Restate all the material verbatim, except for the pictures.
(begin)
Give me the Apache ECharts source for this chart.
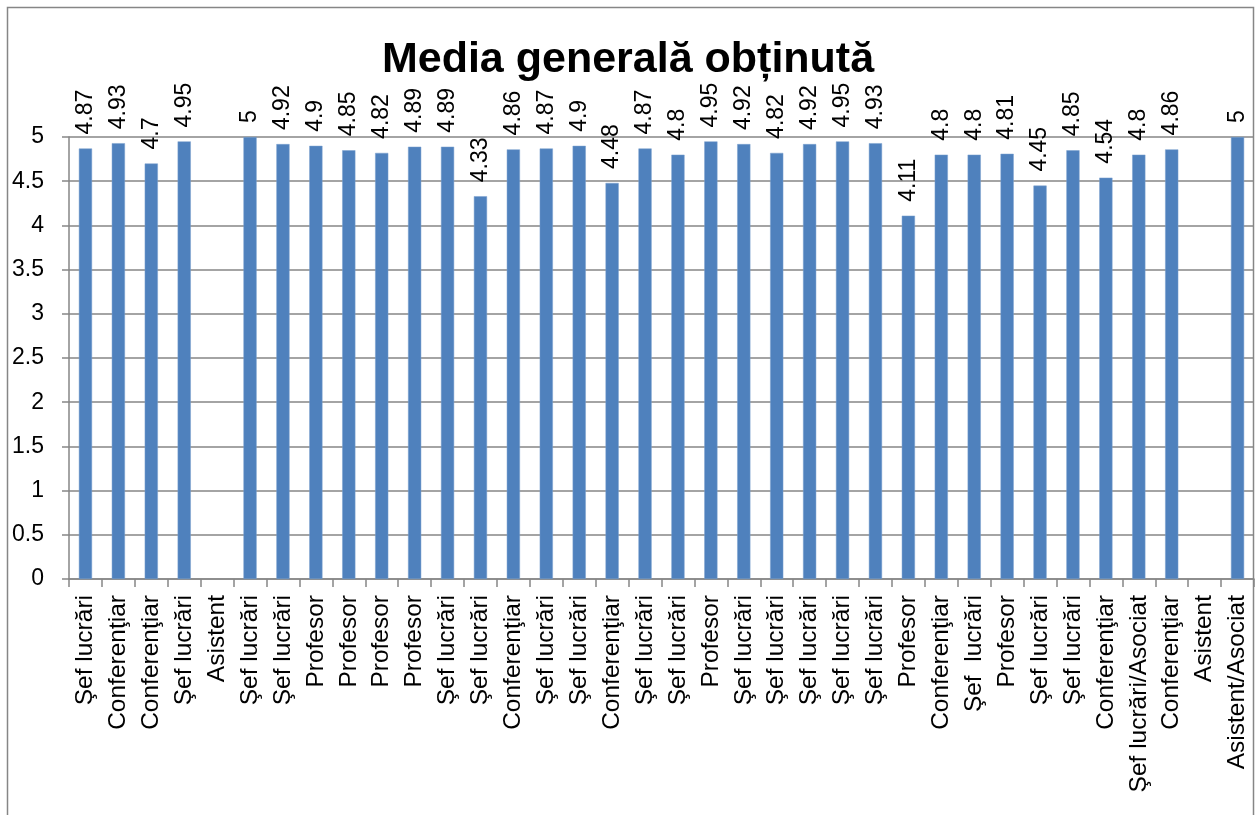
<!DOCTYPE html>
<html>
<head>
<meta charset="utf-8">
<script src="https://cdn.jsdelivr.net/npm/echarts@6/dist/echarts.min.js"></script>
<style>
html,body{margin:0;padding:0;background:#fff;}
#chart{width:1256px;height:815px;}
</style>
</head>
<body>
<div id="chart"></div>
<script>
var chartTitle = 'Media generală obținută';
var categories = [
  'Şef lucrări','Conferenţiar','Conferenţiar','Şef lucrări','Asistent','Şef lucrări','Şef lucrări',
  'Profesor','Profesor','Profesor','Profesor','Şef lucrări','Şef lucrări','Conferenţiar',
  'Şef lucrări','Şef lucrări','Conferenţiar','Şef lucrări','Şef lucrări','Profesor','Şef lucrări',
  'Şef lucrări','Şef lucrări','Şef lucrări','Şef lucrări','Profesor','Conferenţiar','Şef  lucrări',
  'Profesor','Şef lucrări','Şef lucrări','Conferenţiar','Şef lucrări/Asociat','Conferenţiar','Asistent','Asistent/Asociat'
];
var values = [
  4.87, 4.93, 4.7, 4.95, '-', 5, 4.92,
  4.9, 4.85, 4.82, 4.89, 4.89, 4.33, 4.86,
  4.87, 4.9, 4.48, 4.87, 4.8, 4.95, 4.92,
  4.82, 4.92, 4.95, 4.93, 4.11, 4.8, 4.8,
  4.81, 4.45, 4.85, 4.54, 4.8, 4.86, '-', 5
];
var yTicks = [0, 0.5, 1, 1.5, 2, 2.5, 3, 3.5, 4, 4.5, 5];

var chart = echarts.init(document.getElementById('chart'), null, {renderer: 'canvas'});
var FONT = 'Liberation Sans';
chart.setOption({
  backgroundColor: '#ffffff',
  animation: false,
  textStyle: {fontFamily: FONT},
  title: {
    text: chartTitle,
    left: 'center',
    top: 34,
    textStyle: {fontFamily: FONT, fontSize: 43, fontWeight: 'bold', color: '#000'}
  },
  graphic: [{
    type: 'rect',
    shape: {x: 7.5, y: 7.5, width: 1246, height: 830},
    style: {fill: 'none', stroke: '#868686', lineWidth: 1.5},
    silent: true, z: -1
  }],
  grid: {left: 69, right: 2, top: 137, bottom: 236, containLabel: false},
  xAxis: {
    type: 'category',
    data: categories,
    axisLine: {lineStyle: {color: '#868686', width: 1.5}},
    axisTick: {show: true, alignWithLabel: false, length: 8, lineStyle: {color: '#868686', width: 1.5}},
    axisLabel: {interval: 0, rotate: 90, fontSize: 24.5, color: '#000', margin: 16, fontFamily: FONT}
  },
  yAxis: {
    type: 'value',
    min: 0, max: 5, interval: 0.5,
    axisLine: {show: true, lineStyle: {color: '#868686', width: 1.5}},
    axisTick: {show: true, length: 7, lineStyle: {color: '#868686', width: 1.5}},
    splitLine: {show: true, lineStyle: {color: '#868686', width: 1.5}},
    axisLabel: {
      fontSize: 23, color: '#000', margin: 25, fontFamily: FONT,
      formatter: function (v) { return yTicks.indexOf(v) >= 0 ? String(v) : ''; }
    }
  },
  series: [{
    type: 'bar',
    data: values,
    barWidth: '40%',
    itemStyle: {color: '#4F81BD', borderColor: '#7BA0CE', borderWidth: 0.5},
    label: {
      show: true,
      position: 'top',
      rotate: 90,
      align: 'left',
      verticalAlign: 'middle',
      distance: 14,
      fontSize: 23,
      color: '#000',
      fontFamily: FONT,
      formatter: function (p) { return String(p.value); }
    }
  }]
});
</script>
</body>
</html>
(end)
Finished task:
Give me the Apache ECharts source for this chart.
<!DOCTYPE html>
<html>
<head>
<meta charset="utf-8">
<script src="https://cdn.jsdelivr.net/npm/echarts@6/dist/echarts.min.js"></script>
<style>
html,body{margin:0;padding:0;background:#fff;}
#chart{width:1256px;height:815px;}
</style>
</head>
<body>
<div id="chart"></div>
<script>
var chartTitle = 'Media generală obținută';
var categories = [
  'Şef lucrări','Conferenţiar','Conferenţiar','Şef lucrări','Asistent','Şef lucrări','Şef lucrări',
  'Profesor','Profesor','Profesor','Profesor','Şef lucrări','Şef lucrări','Conferenţiar',
  'Şef lucrări','Şef lucrări','Conferenţiar','Şef lucrări','Şef lucrări','Profesor','Şef lucrări',
  'Şef lucrări','Şef lucrări','Şef lucrări','Şef lucrări','Profesor','Conferenţiar','Şef  lucrări',
  'Profesor','Şef lucrări','Şef lucrări','Conferenţiar','Şef lucrări/Asociat','Conferenţiar','Asistent','Asistent/Asociat'
];
var values = [
  4.87, 4.93, 4.7, 4.95, '-', 5, 4.92,
  4.9, 4.85, 4.82, 4.89, 4.89, 4.33, 4.86,
  4.87, 4.9, 4.48, 4.87, 4.8, 4.95, 4.92,
  4.82, 4.92, 4.95, 4.93, 4.11, 4.8, 4.8,
  4.81, 4.45, 4.85, 4.54, 4.8, 4.86, '-', 5
];
var yTicks = [0, 0.5, 1, 1.5, 2, 2.5, 3, 3.5, 4, 4.5, 5];

var chart = echarts.init(document.getElementById('chart'), null, {renderer: 'canvas'});
var FONT = 'Liberation Sans';
chart.setOption({
  backgroundColor: '#ffffff',
  animation: false,
  textStyle: {fontFamily: FONT},
  title: {
    text: chartTitle,
    left: 'center',
    top: 34,
    textStyle: {fontFamily: FONT, fontSize: 43, fontWeight: 'bold', color: '#000'}
  },
  graphic: [{
    type: 'rect',
    shape: {x: 7.5, y: 7.5, width: 1246, height: 830},
    style: {fill: 'none', stroke: '#868686', lineWidth: 1.5},
    silent: true, z: -1
  }],
  grid: {left: 69, right: 2, top: 137, bottom: 236, containLabel: false},
  xAxis: {
    type: 'category',
    data: categories,
    axisLine: {lineStyle: {color: '#868686', width: 1.5}},
    axisTick: {show: true, alignWithLabel: false, length: 8, lineStyle: {color: '#868686', width: 1.5}},
    axisLabel: {interval: 0, rotate: 90, fontSize: 24.5, color: '#000', margin: 16, fontFamily: FONT}
  },
  yAxis: {
    type: 'value',
    min: 0, max: 5, interval: 0.5,
    axisLine: {show: true, lineStyle: {color: '#868686', width: 1.5}},
    axisTick: {show: true, length: 7, lineStyle: {color: '#868686', width: 1.5}},
    splitLine: {show: true, lineStyle: {color: '#868686', width: 1.5}},
    axisLabel: {
      fontSize: 23, color: '#000', margin: 25, fontFamily: FONT,
      formatter: function (v) { return yTicks.indexOf(v) >= 0 ? String(v) : ''; }
    }
  },
  series: [{
    type: 'bar',
    data: values,
    barWidth: '40%',
    itemStyle: {color: '#4F81BD', borderColor: '#7BA0CE', borderWidth: 0.5},
    label: {
      show: true,
      position: 'top',
      rotate: 90,
      align: 'left',
      verticalAlign: 'middle',
      distance: 14,
      fontSize: 23,
      color: '#000',
      fontFamily: FONT,
      formatter: function (p) { return String(p.value); }
    }
  }]
});
</script>
</body>
</html>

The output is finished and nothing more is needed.